My sister is a theorist. That may well be one of the reasons why i chose to be an experimentalist. Anyway, she was at a neighboring institute for some sort of a symposium. And with the supreme arrogance of a theorist, she tells me that 'there were hardly any talks on physics. All we heard was a number of experimentalists.'

really silly questions

The other day we were at a restaurant. Now I realise that sometimes people wait for other members of their team to turn up, and it does make sense in that context. but not here. At this point, we means the two of us. And the bloke comes up asks, "table for how many, Sir?".. Yes, thats a smart question. I should have come back with, "just one, I plan to stand and watch", or something to that effect. But then, my new year's resolution of 1999 was to be a nicer and more polite person. Part of that resolution was to not verbalise all that I think. I am still working on it.

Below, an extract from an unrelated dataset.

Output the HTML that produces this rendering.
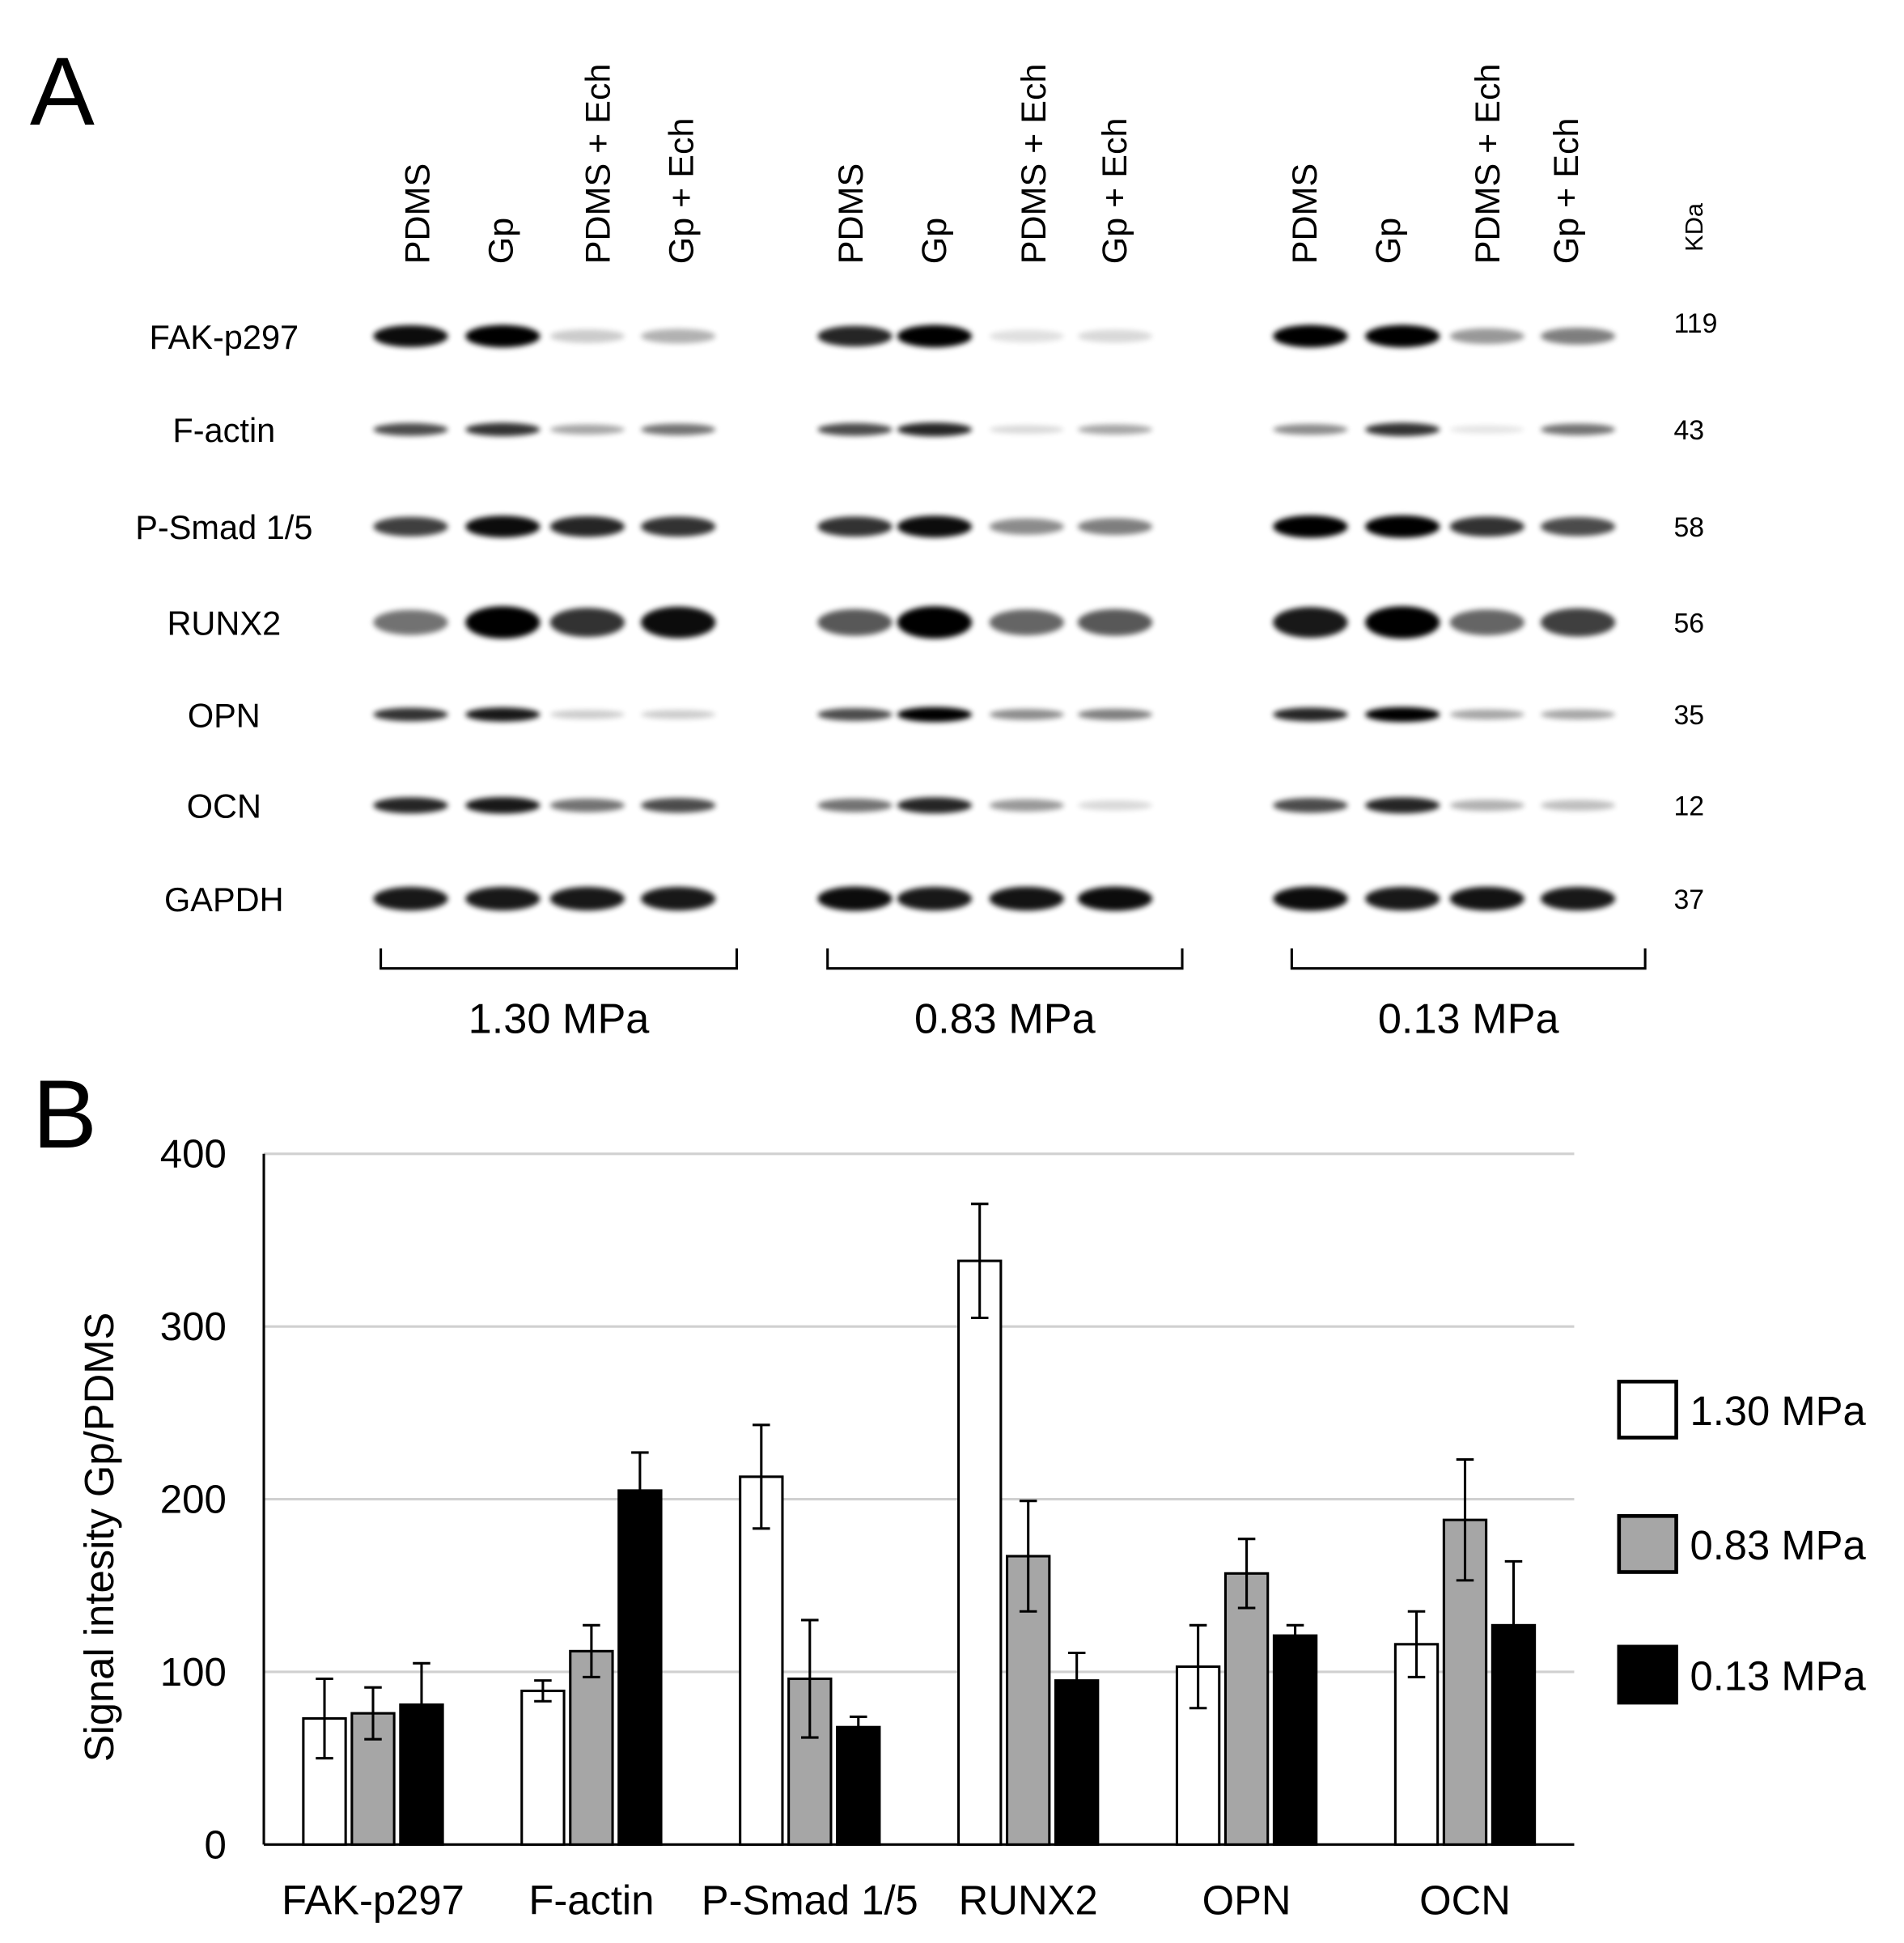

Then cut to today morning. Me at the bus stop. Bus not there, perhaps a little late. Note that this stop has only one bus coming by. Its not Gariahat. Its not Jadavpur. It has one bus coming by every twenty minutes or so. Young lady I vaguely know (which means we have been introduced and I have mentally classified her into that big tray marked "Boye gyachhe") comes up asks, "Has the bus come by?". Now in which plane will that make any sense. If the bus has, indeed come by, I would be on it. The relevent question, of course, would be "How long have you been standing here?". And again, I wanted to say, that yes, the bus has come by, and I decided to wait for her. But that would lead to a world of trouble

stupid computer

towards the end of a rather long blog on the detroit trip, firefox died completely. with the blog. unsaved.

Thursday, May 11, 2006

two weeks ago

i spent the most boring week i have lived through in recent times... now during semester, i typically have two homeworks, labwork, about forty odd prelab reports to grade, experiments to teach, presentations to complete and the like. and somehow, things fall together in place, and it all works out. the last week of april was the transition between labs. this was the most boring week in a long time. semester work was over and done with. there is a limit to how many times one can check mail/orkut/yahoo etc etc. now that i am back and with a clearly defined set of things to read, yes, life has meaning once more!!
there seems to be a rather large number of adaptations of comic book tales to the big screen. the most famous among this would perhaps include the lara croft franchise. now, a scantily clad jolie pouting while the baddies empty magazine after magazine and do not hit her has its adherants, but i am not one of them. i saw sin city last night. i was quite impressed with rodrigues' work. the fringe is breaking into the mainstream with a vengeance. once upon a time, people like tarantino and rodrigues would be relegated to the back shelves and the more off beat artsy theatres. times have a-changed now... and one has such wunnerful movies like sin city hitting the screens and making it big.

Tuesday, May 09, 2006

back

back. semester closed, prelim done. got to earn my bread and butter now. well, bread and stale margarine, at the very least.